Tim, that's a great article! I especially love the graphs. Did Medtronic already released this data? The only graphs about the actual glucose levels of patients I found were at
MiniMed 670G site and even there is it had to hear the data of the charts.
Just to be clear here, that data on my blog is from me using OpenAPS and Loop, not the 670. I compared the self reported data from OpenAPS with the Medtronic Study here:
http://www.diabettech.com/medtronic...id-closed-loop-system-what-does-the-data-say/ The data in this latter one is from the presentation that Medtronic gave at EASD2016, which was promptly not allowed to be shared.

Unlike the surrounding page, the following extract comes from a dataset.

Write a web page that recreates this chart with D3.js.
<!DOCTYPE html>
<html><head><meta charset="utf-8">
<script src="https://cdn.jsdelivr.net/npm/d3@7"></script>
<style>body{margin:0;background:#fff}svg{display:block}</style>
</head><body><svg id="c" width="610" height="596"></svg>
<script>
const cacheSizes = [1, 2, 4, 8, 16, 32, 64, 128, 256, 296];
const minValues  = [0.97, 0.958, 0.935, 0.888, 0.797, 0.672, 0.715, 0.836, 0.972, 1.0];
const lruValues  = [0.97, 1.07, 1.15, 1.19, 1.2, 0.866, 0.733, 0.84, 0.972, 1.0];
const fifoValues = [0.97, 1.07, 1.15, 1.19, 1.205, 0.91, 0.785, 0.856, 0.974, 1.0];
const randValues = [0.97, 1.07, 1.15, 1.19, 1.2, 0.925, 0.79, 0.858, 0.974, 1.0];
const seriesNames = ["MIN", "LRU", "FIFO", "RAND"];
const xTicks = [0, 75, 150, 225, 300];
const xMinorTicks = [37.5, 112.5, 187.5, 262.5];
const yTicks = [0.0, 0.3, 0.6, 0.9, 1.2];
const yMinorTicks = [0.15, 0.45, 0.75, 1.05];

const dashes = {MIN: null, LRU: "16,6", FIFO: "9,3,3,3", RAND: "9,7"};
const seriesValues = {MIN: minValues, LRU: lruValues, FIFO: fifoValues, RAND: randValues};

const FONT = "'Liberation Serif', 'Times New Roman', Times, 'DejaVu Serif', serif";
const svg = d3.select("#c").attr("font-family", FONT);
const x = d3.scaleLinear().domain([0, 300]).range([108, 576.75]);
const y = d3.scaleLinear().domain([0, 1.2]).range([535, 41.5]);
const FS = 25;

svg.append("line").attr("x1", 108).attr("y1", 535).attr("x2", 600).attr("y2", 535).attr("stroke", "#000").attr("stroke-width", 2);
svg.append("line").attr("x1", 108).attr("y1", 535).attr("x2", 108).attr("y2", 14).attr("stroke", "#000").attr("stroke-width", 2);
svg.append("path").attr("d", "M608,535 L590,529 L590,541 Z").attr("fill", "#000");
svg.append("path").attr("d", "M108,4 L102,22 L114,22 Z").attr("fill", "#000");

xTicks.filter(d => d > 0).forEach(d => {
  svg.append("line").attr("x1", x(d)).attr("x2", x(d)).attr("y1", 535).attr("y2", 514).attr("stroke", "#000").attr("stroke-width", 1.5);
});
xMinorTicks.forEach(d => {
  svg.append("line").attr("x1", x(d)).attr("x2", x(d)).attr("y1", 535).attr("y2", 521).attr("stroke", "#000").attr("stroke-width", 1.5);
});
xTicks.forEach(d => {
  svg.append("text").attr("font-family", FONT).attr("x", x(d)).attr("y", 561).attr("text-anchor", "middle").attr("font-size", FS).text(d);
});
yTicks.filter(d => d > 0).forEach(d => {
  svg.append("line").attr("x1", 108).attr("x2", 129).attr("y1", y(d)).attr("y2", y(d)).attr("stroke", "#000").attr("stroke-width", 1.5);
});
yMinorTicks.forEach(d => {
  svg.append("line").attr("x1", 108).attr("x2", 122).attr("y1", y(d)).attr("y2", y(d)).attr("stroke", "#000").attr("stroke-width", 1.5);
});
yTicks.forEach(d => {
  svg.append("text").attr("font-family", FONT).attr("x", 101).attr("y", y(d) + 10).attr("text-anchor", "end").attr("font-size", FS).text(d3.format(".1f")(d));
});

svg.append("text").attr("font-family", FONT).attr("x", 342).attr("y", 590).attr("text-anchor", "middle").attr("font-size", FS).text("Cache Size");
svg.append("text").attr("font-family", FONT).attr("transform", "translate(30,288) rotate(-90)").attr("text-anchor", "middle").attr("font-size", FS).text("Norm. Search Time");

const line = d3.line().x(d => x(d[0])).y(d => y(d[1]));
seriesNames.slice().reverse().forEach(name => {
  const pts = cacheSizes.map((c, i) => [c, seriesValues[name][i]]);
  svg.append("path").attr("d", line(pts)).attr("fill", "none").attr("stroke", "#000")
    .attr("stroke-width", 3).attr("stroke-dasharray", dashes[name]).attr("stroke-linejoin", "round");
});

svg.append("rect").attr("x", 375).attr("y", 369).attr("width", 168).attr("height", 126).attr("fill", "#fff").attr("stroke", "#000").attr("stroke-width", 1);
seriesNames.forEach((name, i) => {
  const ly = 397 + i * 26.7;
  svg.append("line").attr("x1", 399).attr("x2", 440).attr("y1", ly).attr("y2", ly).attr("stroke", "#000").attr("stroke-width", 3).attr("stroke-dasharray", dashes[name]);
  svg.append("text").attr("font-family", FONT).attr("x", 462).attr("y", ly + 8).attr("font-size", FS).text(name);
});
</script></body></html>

The drop of A1c because of automation...is it because Type 1 patients are not responding to their alarms on older 530G and 630G models? I like how 670G makes life easier but cannot see why it would be that much better in A1c performance. As far as I understand it, it just injects you a basal automatically - in older devices you have to do it yourself. So performance-wise there should be a negligible difference. Please do correct me
The main difference between using a Hybrid Closed loop and something with a predictive low suspend is how it looks ahead. The Hybrid Closed loop has a model against which it compares the data you enter for meals, the change in glucose levels it sees and what it knows the background basal rate to be. If the actual glucose deviates from the prediction, then it either adds or removes basal rate to bring the actual value in line with the predicted value. Typically it looks out for the Insulin Duration time in the Open Source platforms.

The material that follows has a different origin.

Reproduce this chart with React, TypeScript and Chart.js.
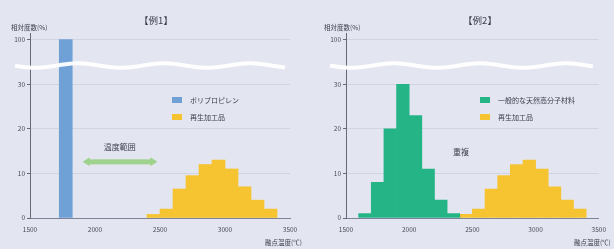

Even with the best will in the world, by sugar surfing and glancing at your CGM, you have to do it a lot to maintain the same Hba1C and variability. What the loop does is make a decision when your glucose level is in a normal range, not when an alarm is sounding, so it takes effect that much earlier. It works very effectively.
just wondered, is the 670 an update to the 640? I'm just about to choose my first pump and at the moment the 640 is my first choice (ahead of the Vibe). This will be NHS funded (but not the CGM); if this is an update, do Medtronic upgrade peoples pumps, or would I be on the 640G for the 4 years stated by my local NHS?
The conversation I had with Medtronic on this point suggested that it may be possible that 640s wouldn't be replaced with 640s if they broke, once the 670 was available.